Una storia ambientata in un paese lontanissimo da noi, incentrata su una cultura altrettanto lontana. Un bel “volo” per me, anche perché il personaggio a cui ho avuto l’onore di prestare la voce, il protagonista Rahim (interpretato dal bravissimo Amir Jadidi) è anche lui lontano anni luce dal mio carattere, dal mio modo di affrontare la vita.
Tutto infinitamente lontano, quindi. Eppure…
Eppure c’è qualcosa, in questo racconto, che me ne ha fatto vivere fortemente la quotidianità.
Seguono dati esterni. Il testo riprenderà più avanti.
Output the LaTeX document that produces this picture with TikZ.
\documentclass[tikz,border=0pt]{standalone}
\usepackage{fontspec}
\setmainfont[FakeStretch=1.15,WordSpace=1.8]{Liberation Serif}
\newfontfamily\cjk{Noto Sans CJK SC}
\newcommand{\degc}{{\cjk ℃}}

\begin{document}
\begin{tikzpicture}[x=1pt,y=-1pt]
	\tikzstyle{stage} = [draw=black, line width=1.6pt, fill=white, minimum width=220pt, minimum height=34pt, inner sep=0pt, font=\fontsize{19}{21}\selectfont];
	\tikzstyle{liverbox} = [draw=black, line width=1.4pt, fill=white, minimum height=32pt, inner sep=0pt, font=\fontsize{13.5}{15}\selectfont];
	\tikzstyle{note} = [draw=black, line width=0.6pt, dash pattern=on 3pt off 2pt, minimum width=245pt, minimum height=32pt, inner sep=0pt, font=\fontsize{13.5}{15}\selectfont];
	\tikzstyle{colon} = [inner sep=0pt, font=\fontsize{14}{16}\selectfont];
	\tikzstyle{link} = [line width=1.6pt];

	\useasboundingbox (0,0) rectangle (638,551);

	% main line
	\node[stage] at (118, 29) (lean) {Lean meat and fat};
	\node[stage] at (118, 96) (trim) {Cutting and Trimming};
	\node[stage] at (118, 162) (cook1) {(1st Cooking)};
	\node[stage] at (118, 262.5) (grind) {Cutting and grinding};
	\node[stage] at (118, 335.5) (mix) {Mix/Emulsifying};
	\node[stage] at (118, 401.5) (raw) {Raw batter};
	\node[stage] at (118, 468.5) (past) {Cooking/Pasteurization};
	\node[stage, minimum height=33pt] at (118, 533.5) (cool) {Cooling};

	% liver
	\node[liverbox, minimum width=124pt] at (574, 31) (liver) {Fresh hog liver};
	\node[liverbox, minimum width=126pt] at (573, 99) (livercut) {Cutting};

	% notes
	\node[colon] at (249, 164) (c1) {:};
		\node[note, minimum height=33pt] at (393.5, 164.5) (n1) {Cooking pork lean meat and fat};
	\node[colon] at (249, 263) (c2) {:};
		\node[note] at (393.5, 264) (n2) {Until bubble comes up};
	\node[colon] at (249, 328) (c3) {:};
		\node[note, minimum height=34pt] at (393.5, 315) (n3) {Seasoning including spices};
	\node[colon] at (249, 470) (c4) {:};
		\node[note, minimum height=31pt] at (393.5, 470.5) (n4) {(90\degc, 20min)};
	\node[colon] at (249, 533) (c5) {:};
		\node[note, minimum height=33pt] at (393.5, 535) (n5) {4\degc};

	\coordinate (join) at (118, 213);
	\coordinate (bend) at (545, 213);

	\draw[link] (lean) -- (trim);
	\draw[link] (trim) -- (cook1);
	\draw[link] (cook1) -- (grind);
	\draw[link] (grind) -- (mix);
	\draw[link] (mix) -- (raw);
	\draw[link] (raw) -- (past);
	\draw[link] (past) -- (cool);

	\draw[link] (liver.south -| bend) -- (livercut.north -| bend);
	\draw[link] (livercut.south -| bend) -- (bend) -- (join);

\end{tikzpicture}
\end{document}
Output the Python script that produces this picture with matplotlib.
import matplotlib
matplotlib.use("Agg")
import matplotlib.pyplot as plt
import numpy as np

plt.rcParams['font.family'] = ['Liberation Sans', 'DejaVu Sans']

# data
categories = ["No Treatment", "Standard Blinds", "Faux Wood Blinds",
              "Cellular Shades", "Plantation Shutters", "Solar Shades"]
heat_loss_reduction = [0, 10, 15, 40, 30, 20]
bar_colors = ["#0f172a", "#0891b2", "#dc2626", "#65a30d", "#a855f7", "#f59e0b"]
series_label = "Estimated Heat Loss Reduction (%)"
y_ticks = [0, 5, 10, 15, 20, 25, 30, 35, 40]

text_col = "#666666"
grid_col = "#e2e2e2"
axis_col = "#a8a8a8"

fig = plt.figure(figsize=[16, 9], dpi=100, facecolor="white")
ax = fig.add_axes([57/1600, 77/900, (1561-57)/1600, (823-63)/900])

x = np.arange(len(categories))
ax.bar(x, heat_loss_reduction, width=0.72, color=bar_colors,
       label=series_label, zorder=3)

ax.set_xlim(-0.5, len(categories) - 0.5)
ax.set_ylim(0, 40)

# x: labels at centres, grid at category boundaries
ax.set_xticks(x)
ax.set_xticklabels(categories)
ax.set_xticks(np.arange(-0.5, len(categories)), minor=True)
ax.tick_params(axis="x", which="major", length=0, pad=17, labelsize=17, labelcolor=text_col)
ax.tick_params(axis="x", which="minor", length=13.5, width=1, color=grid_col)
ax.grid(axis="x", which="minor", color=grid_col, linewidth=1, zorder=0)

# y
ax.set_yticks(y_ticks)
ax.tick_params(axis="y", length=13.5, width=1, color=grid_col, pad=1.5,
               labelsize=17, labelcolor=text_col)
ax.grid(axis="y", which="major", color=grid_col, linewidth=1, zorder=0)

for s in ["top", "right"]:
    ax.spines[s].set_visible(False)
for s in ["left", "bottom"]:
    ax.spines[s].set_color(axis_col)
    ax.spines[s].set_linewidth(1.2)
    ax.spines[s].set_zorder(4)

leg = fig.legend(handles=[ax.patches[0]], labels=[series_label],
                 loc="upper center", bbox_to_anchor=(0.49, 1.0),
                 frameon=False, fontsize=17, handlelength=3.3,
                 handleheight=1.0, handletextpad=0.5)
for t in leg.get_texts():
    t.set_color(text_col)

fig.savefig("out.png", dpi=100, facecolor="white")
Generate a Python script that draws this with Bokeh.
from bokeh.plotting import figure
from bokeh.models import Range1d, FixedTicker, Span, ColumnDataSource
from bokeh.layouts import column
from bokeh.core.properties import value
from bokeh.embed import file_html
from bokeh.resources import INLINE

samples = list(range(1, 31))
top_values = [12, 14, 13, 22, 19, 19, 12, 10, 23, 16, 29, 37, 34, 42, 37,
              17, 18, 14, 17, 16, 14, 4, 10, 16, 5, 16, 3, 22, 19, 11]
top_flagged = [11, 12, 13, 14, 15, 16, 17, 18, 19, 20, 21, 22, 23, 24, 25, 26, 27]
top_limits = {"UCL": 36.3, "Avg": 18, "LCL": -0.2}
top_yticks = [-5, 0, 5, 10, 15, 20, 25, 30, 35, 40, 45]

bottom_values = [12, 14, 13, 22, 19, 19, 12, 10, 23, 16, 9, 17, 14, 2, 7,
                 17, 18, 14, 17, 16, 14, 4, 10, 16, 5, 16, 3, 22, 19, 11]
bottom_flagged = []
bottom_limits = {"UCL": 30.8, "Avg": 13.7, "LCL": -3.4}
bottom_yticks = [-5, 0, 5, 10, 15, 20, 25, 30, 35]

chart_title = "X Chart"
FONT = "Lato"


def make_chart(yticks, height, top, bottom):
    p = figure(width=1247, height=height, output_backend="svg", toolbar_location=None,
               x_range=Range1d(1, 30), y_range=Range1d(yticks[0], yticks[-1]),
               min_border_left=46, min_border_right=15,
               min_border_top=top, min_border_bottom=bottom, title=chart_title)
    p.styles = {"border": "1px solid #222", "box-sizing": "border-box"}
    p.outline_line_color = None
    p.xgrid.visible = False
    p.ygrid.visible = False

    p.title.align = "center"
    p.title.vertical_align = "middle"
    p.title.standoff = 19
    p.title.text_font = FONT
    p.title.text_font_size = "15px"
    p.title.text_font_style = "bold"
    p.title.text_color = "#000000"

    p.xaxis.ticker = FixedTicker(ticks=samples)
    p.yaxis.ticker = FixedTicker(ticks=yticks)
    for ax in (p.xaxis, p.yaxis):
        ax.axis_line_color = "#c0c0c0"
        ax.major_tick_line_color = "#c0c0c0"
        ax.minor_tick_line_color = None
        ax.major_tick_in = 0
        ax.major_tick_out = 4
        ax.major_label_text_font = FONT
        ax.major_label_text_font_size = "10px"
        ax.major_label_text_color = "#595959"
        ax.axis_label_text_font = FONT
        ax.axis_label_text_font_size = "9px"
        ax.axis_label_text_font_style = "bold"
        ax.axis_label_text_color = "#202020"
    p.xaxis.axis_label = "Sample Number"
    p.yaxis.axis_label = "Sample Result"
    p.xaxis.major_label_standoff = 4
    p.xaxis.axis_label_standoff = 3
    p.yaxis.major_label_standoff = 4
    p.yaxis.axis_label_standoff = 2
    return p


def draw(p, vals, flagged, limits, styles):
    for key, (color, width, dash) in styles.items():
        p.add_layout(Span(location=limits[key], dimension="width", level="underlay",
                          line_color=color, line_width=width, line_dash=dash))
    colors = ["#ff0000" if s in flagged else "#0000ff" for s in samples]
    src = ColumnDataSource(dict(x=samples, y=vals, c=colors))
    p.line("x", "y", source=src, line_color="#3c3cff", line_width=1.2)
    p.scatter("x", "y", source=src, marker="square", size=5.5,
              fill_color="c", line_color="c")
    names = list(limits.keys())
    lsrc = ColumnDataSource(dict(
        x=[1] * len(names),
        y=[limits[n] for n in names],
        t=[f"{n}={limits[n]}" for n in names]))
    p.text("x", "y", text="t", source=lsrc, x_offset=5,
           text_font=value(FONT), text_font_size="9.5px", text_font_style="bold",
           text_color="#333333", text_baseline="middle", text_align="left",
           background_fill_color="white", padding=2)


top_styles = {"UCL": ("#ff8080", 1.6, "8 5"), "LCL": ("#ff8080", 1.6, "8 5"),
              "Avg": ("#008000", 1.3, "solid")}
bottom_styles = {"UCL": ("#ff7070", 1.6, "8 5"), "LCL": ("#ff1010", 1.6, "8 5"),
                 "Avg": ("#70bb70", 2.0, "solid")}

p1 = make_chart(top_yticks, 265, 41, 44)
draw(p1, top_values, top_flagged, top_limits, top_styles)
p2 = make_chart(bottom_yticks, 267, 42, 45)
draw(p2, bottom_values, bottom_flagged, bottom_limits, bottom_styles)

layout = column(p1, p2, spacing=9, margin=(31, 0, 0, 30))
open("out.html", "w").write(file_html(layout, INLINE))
A cominciare dalla domanda sulla quale il regista si interroga (e ci interroga):
Che cos’è un “eroe”?
Un cenno sulla trama, senza spoiler.
Rahim si trova in prigione per debiti. La svolta sembra arrivare quando la sua compagna (che lui, divorziato, deve tenere segreta non avendola ancora sposata) si imbatte in una borsa piena di antiche monete d’oro. L’intenzione iniziale è quella di vendere le monete e, col ricavato, pagare parte del debito in modo da ottenere almeno una riduzione della pena. Dopo alcuni imprevisti, però, Rahim decide di restituire le monete al legittimo proprietario. Tanta nobiltà viene immediatamente lodata dai media e dalle istituzioni, ma da questa decisione inizia un’escalation di vicissitudini che porteranno il protagonista, nella sua dolorosa ricerca di riscatto sociale, ad altalenare tra l’essere considerato un eroe (appunto) e un misero opportunista.
Attenzione: considerato un eroe e un opportunista dagli altri personaggi, sì, ma anche dallo spettatore. Abituati come siamo ad avere a che fare con personaggi che, nel corso del film, mutano con decisione da A a F attraversando dei precisi momenti B, C, D, E, qui ci troviamo a osservare le sventure di Rahim incantati dalla sua bontà d’animo, per poi vederlo cadere in comportamenti da ospite a “Pomeriggio 5” (per capirci), interrogandoci su quanto la sua bontà sia genuina o se piuttosto non nasconda qualche secondo fine anche piuttosto palese. E poi lo vediamo perseverare ciecamente nella direzione prescelta, e noi stessi ci chiediamo se, in fin dei conti, il nostro Eroe non sia solo uno stupido, e se magari non fosse stato meglio tenersi quelle monete all’inizio del film.
Ed ecco che, mentre seguiamo (e un po’ giudichiamo) il cammino tortuoso di Rahim, scopriamo che noi stessi siamo diventati Rahim, e che la sua storia, ambientata in un paese così lontano, con una cultura così lontana, potrebbe tranquillamente essere la nostra storia.
Doppiare questo personaggio mi ha posto in una posizione privilegiata per entrare con tutte le scarpe in questo racconto crudo e insieme delicato. Mi ha permesso di volare facilmente fino ai paesaggi iraniani, alle strade assolate, agli uffici carcerari e agli studi televisivi che sembrano essere rimasti agli anni ’80.
Mi ha reso più difficile, invece, tornare indietro. La storia di Rahim ha continuato a rimbalzarmi in testa e nel cuore per parecchio tempo dopo il mio ultimo turno di doppiaggio. Se non avete visto questo gioiello, vi invito a recuperarlo, perché come accade nei grandi viaggi, al ritorno non sarete gli stessi di quando eravate partiti.
Che cos’è un eroe?
È qualcuno che osa compiere azioni straordinarie?
È qualcuno che ha semplicemente il coraggio di comportarsi bene?
O piuttosto viviamo in un mondo talmente perduto da considerare eroica una normalissima condotta corretta?
Ci piacerebbe conoscere il vostro pensiero in merito.